Tuesday, February 11, 2020

February 10, 2020 thought for the day: The grass may be greener on the other side of the fence but you still have to mow it. Traditional Proverb


Monday has come around again so the usual list in effect. Do you remember the poem “Wash on Monday, Iron on Tuesday, Bake on Wednesday, Brew on Thursday, Churn on Friday, Mend on Saturday, Go to meeting on Sunday”, I think I adopted that habit with a few modifications. I have a set to-do list most days particularly on Monday. I normally work on the church bulletin. Today was slightly askew in that respect. I got caught up in work on the church’s annual report.

February 9th photo title was “silence”. Here is another one that requires a feeling to be captured. I did a lot of thinking on this one. I finally decided to try to capture stillness which to me reflects silence. I asked my son to be my model.

I have restricted touch with two of my great grand babies. I have crocheted them some things and want to send it to them. Since Sue’s driving is at a stand still right now and she  needed to mail some things today I took her to the post office. Since I was there I picked up a box I need to send my package to the kids.

I need to do two photo shoots for photos-of-the day. So I will be taking a break from the computer to look around for the themes. After that, or maybe before that, I need to get the dishwasher unloaded and reloaded.

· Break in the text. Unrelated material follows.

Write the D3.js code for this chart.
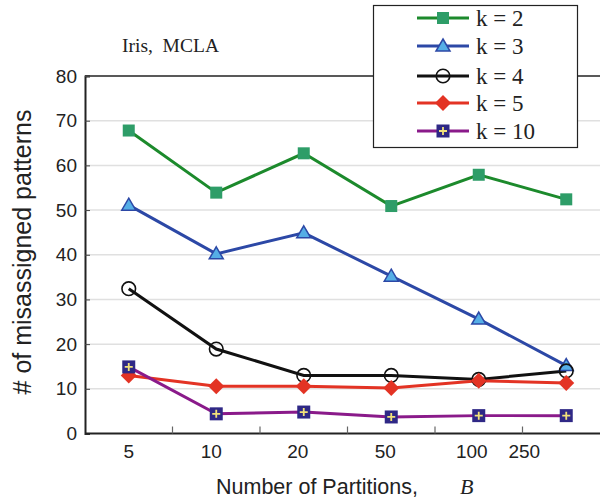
<!DOCTYPE html>
<html><head><meta charset="utf-8">
<script src="https://cdn.jsdelivr.net/npm/d3@7"></script>
<style>body{margin:0;background:#fff}svg{display:block}</style>
</head><body>
<svg id="c" width="600" height="500"></svg>
<script>
const categories = ["5","10","20","50","100","250"];
const seriesNames = ["k = 2","k = 3","k = 4","k = 5","k = 10"];
const k2 = [67.8, 53.9, 62.7, 50.9, 57.9, 52.4];
const k3 = [51.1, 40.2, 44.9, 35.2, 25.6, 15.2];
const k4 = [32.4, 18.9, 13.0, 13.0, 12.1, 14.0];
const k5 = [13.0, 10.6, 10.6, 10.2, 11.8, 11.3];
const k10 = [14.9, 4.4, 4.8, 3.7, 4.0, 4.0];
const yTicks = [0,10,20,30,40,50,60,70,80];

const styles = [
  {line:"#1c8a2c", fill:"#2e9d68", stroke:"#2e9d68", sym:"square"},
  {line:"#2c48a6", fill:"#55aee6", stroke:"#2c48a6", sym:"triangle"},
  {line:"#111111", fill:"#ffffff", stroke:"#111111", sym:"circle"},
  {line:"#e33324", fill:"#e33324", stroke:"#e33324", sym:"diamond"},
  {line:"#8a1a8a", fill:"#2f2886", stroke:"#2f2886", sym:"plus"}
];
const series = [k2,k3,k4,k5,k10];

const svg = d3.select("#c");
const L = 85, R = 610, T = 76, B = 433.5;
const x = d3.scaleBand().domain(categories).range([L, R]);
const cx = d => x(d) + x.bandwidth()/2;
const y = d3.scaleLinear().domain([0,80]).range([B, T]);

// gridlines
svg.append("g").selectAll("line").data(yTicks.filter(t=>t>0&&t<80)).join("line")
  .attr("x1", L).attr("x2", 600).attr("y1", d=>y(d)).attr("y2", d=>y(d))
  .attr("stroke", "#e0e0e0").attr("stroke-width", 1.5);
// top border
svg.append("line").attr("x1", L).attr("x2", 600).attr("y1", y(80)).attr("y2", y(80))
  .attr("stroke", "#222").attr("stroke-width", 1.5);

// y axis
const yAxis = svg.append("g").attr("transform", `translate(${L},0)`)
  .call(d3.axisLeft(y).tickValues(yTicks).tickSize(-5).tickPadding(8));
yAxis.select(".domain").attr("stroke","#222").attr("stroke-width",2);
yAxis.selectAll(".tick line").attr("stroke","#444");
yAxis.selectAll("text").attr("font-family","Liberation Sans, Arial, sans-serif").attr("font-size",19).attr("fill","#222");

// x axis
const xAxis = svg.append("g").attr("transform", `translate(0,${B})`)
  .call(d3.axisBottom(x).tickSize(0).tickPadding(11));
xAxis.select(".domain").attr("stroke","#222").attr("stroke-width",2).attr("d", `M${L},0H600`);
const labelShift = {"5":0,"10":-5,"20":-6,"50":-6,"100":-7,"250":-42};
xAxis.selectAll("text").attr("font-family","Liberation Sans, Arial, sans-serif").attr("font-size",19).attr("fill","#222")
  .attr("dy","0.71em").attr("dx", d=>labelShift[d]);
// inner ticks between categories
svg.append("g").selectAll("line").data(categories.slice(1)).join("line")
  .attr("x1", d=>x(d)).attr("x2", d=>x(d)).attr("y1", B).attr("y2", B-7)
  .attr("stroke","#666").attr("stroke-width",1.2);

// lines
const lineGen = d3.line().x((d,i)=>cx(categories[i])).y(d=>y(d));
series.forEach((s,si)=>{
  svg.append("path").datum(s).attr("d", lineGen).attr("fill","none")
    .attr("stroke", styles[si].line).attr("stroke-width", 3);
});

function marker(g, sym, st, px, py){
  if(sym==="square"){
    g.append("rect").attr("x",px-6).attr("y",py-6).attr("width",12).attr("height",12).attr("fill",st.fill);
  } else if(sym==="triangle"){
    g.append("path").attr("d",`M${px},${py-7}L${px+7},${py+5}L${px-7},${py+5}Z`).attr("fill",st.fill).attr("stroke",st.stroke).attr("stroke-width",1.5);
  } else if(sym==="circle"){
    g.append("circle").attr("cx",px).attr("cy",py).attr("r",6.8).attr("fill","none").attr("stroke",st.stroke).attr("stroke-width",1.6);
  } else if(sym==="diamond"){
    g.append("path").attr("d",`M${px},${py-8}L${px+8},${py}L${px},${py+8}L${px-8},${py}Z`).attr("fill",st.fill);
  } else if(sym==="plus"){
    g.append("rect").attr("x",px-6.5).attr("y",py-6.5).attr("width",13).attr("height",13).attr("fill",st.fill);
    g.append("path").attr("d",`M${px-4},${py}H${px+4}M${px},${py-4}V${py+4}`).attr("stroke","#f2e27a").attr("stroke-width",1.8);
  }
}
series.forEach((s,si)=>{
  const g = svg.append("g");
  s.forEach((v,i)=>marker(g, styles[si].sym, styles[si], cx(categories[i]), y(v)));
});

// title
svg.append("text").attr("x",122).attr("y",52).attr("font-family","Liberation Serif, Times New Roman, serif")
  .attr("font-size",19.5).attr("fill","#222").style("white-space","pre").text("Iris,  MCLA");

// axis titles
svg.append("text").attr("transform","translate(31,252) rotate(-90)").attr("text-anchor","middle")
  .attr("font-family","Liberation Sans, Arial, sans-serif").attr("font-size",25).attr("fill","#222")
  .text("# of misassigned patterns");
const xt = svg.append("text").attr("x",216).attr("y",494)
  .attr("font-family","Liberation Sans, Arial, sans-serif").attr("font-size",21.5).attr("fill","#222").style("white-space","pre");
xt.append("tspan").text("Number of Partitions,");
xt.append("tspan").attr("x",460).attr("font-family","Liberation Serif, Times New Roman, serif").attr("font-style","italic").attr("font-size",22).text("B");

// legend
const lg = svg.append("g");
lg.append("rect").attr("x",373.5).attr("y",5.5).attr("width",204).attr("height",142)
  .attr("fill","#fff").attr("stroke","#222").attr("stroke-width",1.2);
const legY = [18, 46, 76, 103, 131];
seriesNames.forEach((n,i)=>{
  const yy = legY[i];
  lg.append("line").attr("x1",417).attr("x2",469).attr("y1",yy).attr("y2",yy)
    .attr("stroke",styles[i].line).attr("stroke-width",3);
  marker(lg, styles[i].sym, styles[i], 443, yy);
  lg.append("text").attr("x",476).attr("y",yy+8).attr("font-family","Liberation Serif, Times New Roman, serif")
    .attr("font-size",23).attr("fill","#222").text(n);
});
</script>
</body></html>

The word is doubt. When in doubt, lean to the side of  mercy, Miguel de Cervantes. That painter who has no doubts will achieve little, Leonardo da Vinci. To know much is often the cause of doubting more, Michel de Montaigne. Jealousy lives upon doubts. It becomes madness or ceases entirely as soon as we pass from doubt to certainty, Francois de La Rochefoucauld.  There is no rule more invariable than that we are paid for our suspicions by finding what we suspect, Henry David Thoreau. The beginning of wisdom is found in doubting; by doubting we come to the question, and by seeking we may come upon the truth, Peter Abelard.  How prone to doubt, how cautious are the wise! Homer. Who knows most, doubts most, Robert Browning. Cleave ever to the sunnier side of doubt, Alfred Lord Tennyson. Regarding Christianity: Ten thousand difficulties do not make one doubt, John Henry Newman. Doubt follows white-winged hope with trembling steps, Honore de Balzac. To doubt is a misfortune, but to seek when in doubt is an indispensable duty. So he who doubts and seeks not is at once unfortunate and unfair, Blaise Pascal. Faith keeps many doubts in her pay. If I could not doubt, I should not believe, Henry David Thoreau. In faith there is enough light for those who want to believe and enough shadows to blind those who don't, Blaise Pascal. Despair is the conclusion of fools, Benjamin Disraeli. There is no despair so absolute as that which comes with the first moments of our first great sorrow, when we have not yet known what it is to have suffered and be healed, to have despaired and have recovered hope, George Eliot.   

The theme today is “writing”. I wonder if people write much anymore. With keyboards and printers and texting. I presumed it meant hand writing so I looked around for what I could find. There are a few folks who don’t use computers and texts and I found a slip of paper with just what I needed.

The article is about the changes going on in the Franklinton district. This is going to change the landscape in that area of town considerably. Any of us who use Broad Street as a main route of transportation will have much newness to see. I drove and parked in that area of town for fifteen plus years so it will be a big change for me. From what I have seen so far it is looking modern, new, clean and exciting. This article is telling about the second phase of the “Gravity’ development that is taking place there. It will include several buildings one of which will be a twelve story residential tower that will have a park and office space. One of the first “tenants” in part of the other new facilities will be an OhioHealth primary and urgent care center. This second phase, called Gravity II, will be bigger including buildings spanning an entire city block, West Broad to McDowell and W. State Street to the railroad tracks. Besides the twelve story building there will be a single story building, a five story apartment and town house project, a five story “co-live” apartment building that offer bedrooms that share kitchen and living spaces and a large parking garage. The Gravity project is eclectic architecture, events and street life. One person described the development as “a new city.”

This is one of the few days that I have a second photo of the day with another group. This theme is “books”. Here in lies another story. I don’t have a lot of books anymore. I still read  recreationally daily as well as for information and knowledge. Most of my “recreational” reading is through ebooks borrowed from the library and downloaded to my ipad. Educational and technical information, for me, is mostly gathered from the web. Anyway, I do have a few books that I have for specific uses.

I have fried rice frozen from a couple of weeks ago when I made it. That will be dinner tonight.